To be pedantic, there was also nothing explicitly groundbreaking in the show. Decades before it aired, Dorothy Parker had already written her ode to the woman who waits by the phone for a man to call, and a woman had tried to run for president long before the cast were even born.

What was 'new', however, was the four women's freedom to talk about whatever they wanted - awkward sex, quiet sex, bad sex, good sex, abortions, careers - on cable television.

Over six seasons, the show was impossibly unrealistic - Carrie earned $4.50 a word at Vogue as a freelance columnist and lived in a brownstone apartment on Perry Street - but it was also real, as the writers borrowed stories and plotlines from their own lives.

After being targeted late last year by the Daily Mail for "making demands" and stalling the third film, Cattrall told Piers Morgan that there had never been a deal. She said that, as she reached her sixties, she decided she was going to cut ties from the brand and make her own choices. What we had thought to be sexist rumours about women's "catty" behaviour turned out to be a real and unresolved feud.

But who could be surprised Cattrall wanted to call it quits? The films were incredibly damaging to the SATC brand. In the second film - a musical farce - Samantha angrily brandishes a pack of golden condoms as angry Muslim men shake their fists and Carrie pokes fun at a woman in a burka eating chips. Gone was the sharp, witty repartee, replaced with diamond rings and Cheshire-cat grins.

Cattrall has revealed she felt isolated by the cast.
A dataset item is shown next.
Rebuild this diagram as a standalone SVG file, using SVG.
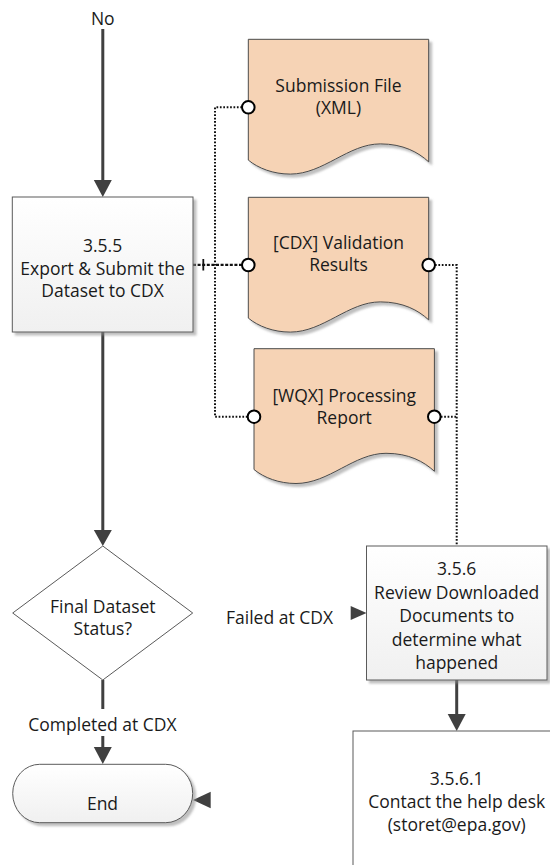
<svg xmlns="http://www.w3.org/2000/svg" width="550" height="865" viewBox="0 0 550 865">
<defs>
<style>
text{font-family:"Open Sans","Liberation Sans",sans-serif;font-size:17.5px;fill:#1a1a1a;text-anchor:middle}
.box{stroke:#5a5a5a;stroke-width:1;fill:url(#g)}
.plain{stroke:#5a5a5a;stroke-width:1;fill:#ffffff}
.doc{fill:#F6D3B5;stroke:#4a4a4a;stroke-width:1}
.flow{stroke:#404040;stroke-width:3;fill:none}
.head{fill:#404040}
.dot{stroke:#111;stroke-width:2;stroke-dasharray:1.7 1.7;fill:none}
.dash{stroke:#111;stroke-width:2.2;stroke-dasharray:3 1.6;fill:none}
.port{fill:#fff;stroke:#000;stroke-width:2}
</style>
<linearGradient id="g" x1="0" y1="0" x2="0" y2="1">
<stop offset="0" stop-color="#ffffff"/>
<stop offset="1" stop-color="#f0f0f0"/>
</linearGradient>
<filter id="sh" x="-10%" y="-10%" width="125%" height="130%">
<feDropShadow dx="3" dy="3" stdDeviation="0.8" flood-color="#8a8a8a" flood-opacity="0.55"/>
</filter>
<path id="docshape" d="M0,0 H180.4 V122.6 C170,113 155,104.6 132,104.6 C100,104.6 75,134.8 42,134.8 C25,134.8 10,129 0,120.8 Z"/>
</defs>

<g id="connectors">
<line class="flow" x1="102.8" y1="29" x2="102.8" y2="182"/>
<polygon class="head" points="93.8,180 111.8,180 102.8,197"/>
<line class="flow" x1="102.8" y1="332" x2="102.8" y2="532"/>
<polygon class="head" points="93.8,530 111.8,530 102.8,546"/>
<line class="flow" x1="102.8" y1="680" x2="102.8" y2="709"/>
<line class="flow" x1="102.8" y1="736" x2="102.8" y2="749"/>
<polygon class="head" points="93.8,747 111.8,747 102.8,764"/>
<line class="flow" x1="456.7" y1="680" x2="456.7" y2="716"/>
<polygon class="head" points="447.7,714 465.7,714 456.7,731"/>
<polygon class="head" points="350.7,606 350.7,620 366.5,613"/>
<polygon class="head" points="193,800 210.7,791.7 210.7,808.3"/>
<path class="dot" d="M242,107.3 H215 V416.7 H247.5"/>
<path class="dot" d="M435,265 H456.7 V546"/>
<path class="dot" d="M440.8,416.7 H456.7"/>
<line class="dash" x1="193" y1="264.8" x2="242" y2="264.8"/>
<line stroke="#111" stroke-width="1.8" x1="203.3" y1="259" x2="203.3" y2="270.5"/>
</g>

<g id="doc-submission">
<use href="#docshape" class="doc" filter="url(#sh)" transform="translate(248.3,39.3)"/>
<text x="338.5" y="92">Submission File</text>
<text x="338.5" y="114">(XML)</text>
<circle class="port" cx="248.3" cy="107.3" r="6.3"/>
</g>

<g id="doc-validation">
<use href="#docshape" class="doc" filter="url(#sh)" transform="translate(248.3,197.3)"/>
<text x="338.5" y="248.5">[CDX] Validation</text>
<text x="338.5" y="271">Results</text>
<circle class="port" cx="248.3" cy="265" r="6.3"/>
<circle class="port" cx="428.7" cy="265" r="6.3"/>
</g>

<g id="doc-processing">
<use href="#docshape" class="doc" filter="url(#sh)" transform="translate(254,348.7)"/>
<text x="344.2" y="401.5">[WQX] Processing</text>
<text x="344.2" y="424">Report</text>
<circle class="port" cx="254" cy="416.7" r="6.3"/>
<circle class="port" cx="434.3" cy="416.7" r="6.3"/>
</g>

<g id="label-no">
<text x="102.8" y="25">No</text>
</g>

<g id="step-355">
<rect class="box" filter="url(#sh)" x="12.3" y="197" width="180.7" height="135"/>
<text x="102.6" y="251.5">3.5.5</text>
<text x="102.6" y="274.5">Export &amp; Submit the</text>
<text x="102.6" y="297">Dataset to CDX</text>
</g>

<g id="decision">
<polygon points="12.7,613 102.8,546 192.7,613 102.8,680" fill="#ffffff" stroke="#5a5a5a" stroke-width="1"/>
<text x="102.8" y="612.5">Final Dataset</text>
<text x="102.8" y="635">Status?</text>
</g>

<g id="label-completed">
<text x="102.5" y="731">Completed at CDX</text>
</g>

<g id="label-failed">
<text x="279.5" y="624">Failed at CDX</text>
</g>

<g id="end">
<rect class="box" filter="url(#sh)" x="12.7" y="764.3" width="180" height="58.4" rx="27" ry="29.2"/>
<text x="102.5" y="810">End</text>
</g>

<g id="step-356">
<rect class="box" filter="url(#sh)" x="366.5" y="546" width="180.5" height="134"/>
<text x="456.7" y="575">3.5.6</text>
<text x="456.7" y="598.5">Review Downloaded</text>
<text x="456.7" y="622">Documents to</text>
<text x="456.7" y="645.5">determine what</text>
<text x="456.7" y="669">happened</text>
</g>

<g id="step-3561">
<rect class="plain" x="353" y="731" width="210" height="160"/>
<text x="456.7" y="785">3.5.6.1</text>
<text x="456.7" y="808">Contact the help desk</text>
<text x="456.7" y="831">(storet@epa.gov)</text>
</g>
</svg>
She lost allies along the way, when her friend and producer, Darren Star, was replaced by Parker's friend, Michael Patrick King. By the final episodes, it was reported that nobody spoke to her in the make-up room.

What is really sad is that, having once presumed Cattrall and the cast would look back on SATC as some of the happiest times of their lives, Cattrall may see it as an enormous sacrifice.

In fact, she is doing me and my generation a favour. Googling SATC locations took up too much time in my life. I recognise that my investment in the characters, my longing for New York City, is akin to clinging on to something that does not exist and that, who knows, is preventing me from fulfilling my true potential.

If Cattrall can move on, then so can I.